In the new low-altitude images, MESSENGER peers inside roughly a dozen craters near Mercury's poles. At first, photographs of the crater floors looked like nothing but black, because the bright crater rims oversaturate the images. But by processing the photographs differently, Chabot could see the dim crater floors pop into view. “We’re seeing into these regions where the sun never shines on Mercury,” she says.
.
Mercury's Fuller Crater may contain ice from a cosmic collision.
One crater, named Fuller after the architect Buckminster Fuller, shows patterned areas of light and dark — perhaps some sort of dark, carbon-rich material overlying the ice beneath. The boundary between light and dark areas is sharply defined, suggesting that they formed relatively recently. One possibility is that a space rock traveling from farther out in the Solar System slammed into Mercury, depositing water in the form of ice with darker material atop it.
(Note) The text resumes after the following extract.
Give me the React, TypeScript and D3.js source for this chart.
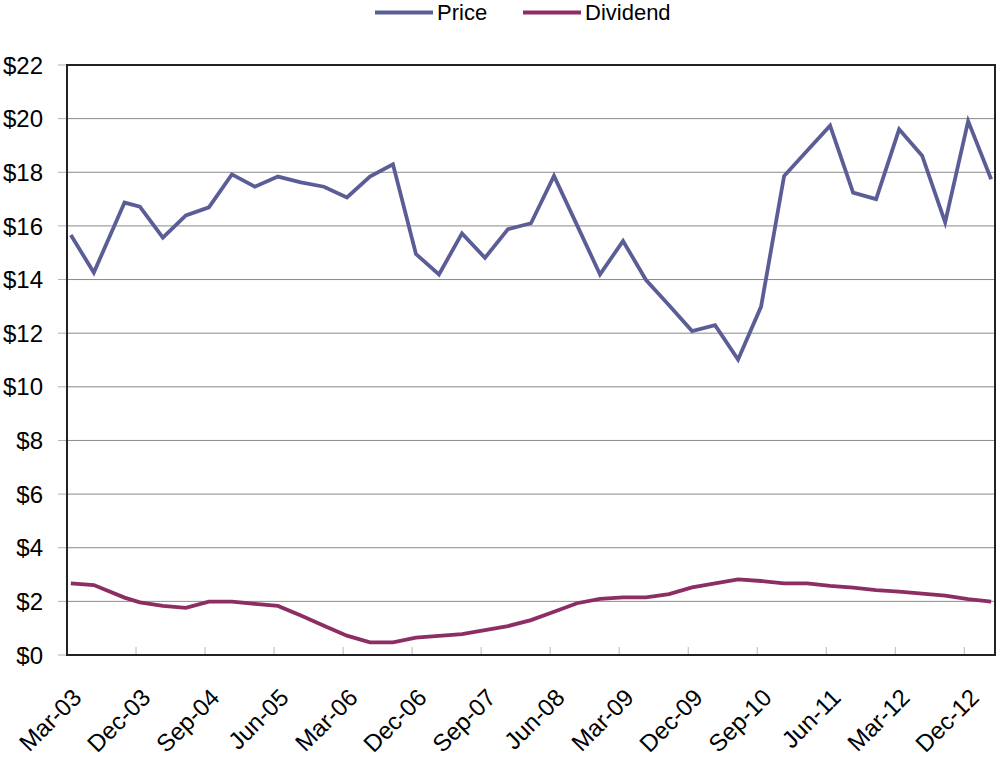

Mercury is also famous for the long ridges, or scarps, that run across much of its surface. The biggest scarps, which can be hundreds of kilometres long, are probably cracks that formed as the planet cooled and shrank over time. Now, MESSENGER has spotted miniature versions of these scarps.
.
Long ridges, or 'scarps', run across Mercury's surface. Now researchers have found smaller versions of these formations on the planet.
They seem to appear in clusters, says Thomas Watters, a planetary scientist at the National Air and Space Museum in Washington DC. The small scarps also sometimes appear near dropped-down portions of Mercury’s crust, which look like portions of Earth’s crust that get moved around in active earthquake zones. “These scarps are exciting,” says Watters. “These faults are so young that they are probably forming today.”
Finally, MESSENGER has also seen new details in the mysterious ‘hollows’ first spotted when the spacecraft went into orbit. Strange bright areas inside some craters turned out to be irregularly shaped depressions, says David Blewett, a planetary scientist at the Laurel laboratory.
.
MESSENGER first spotted 'hollows' on Mercury in 2011, but the latest images show these depressions in greater detail.
The close-up images show that the hollows look younger than nearly anything else on Mercury. That also suggests that the planet is going through some kind of recent changes.
NASA’s Dawn spacecraft, which has just arrived at the water-rich asteroid Ceres, is beginning to see intriguing bright glints in crater bottoms. Researchers are anxious to see if these turn out to be like anything at Mercury.
Mission controllers will perform five more short engine burns to boost MESSENGER’s altitude, before the planet’s gravity drags it to its inevitable doom. A European Space Agency mission, BepiColumbo, is due to arrive at Mercury in 2024, to pick up where MESSENGER leaves off.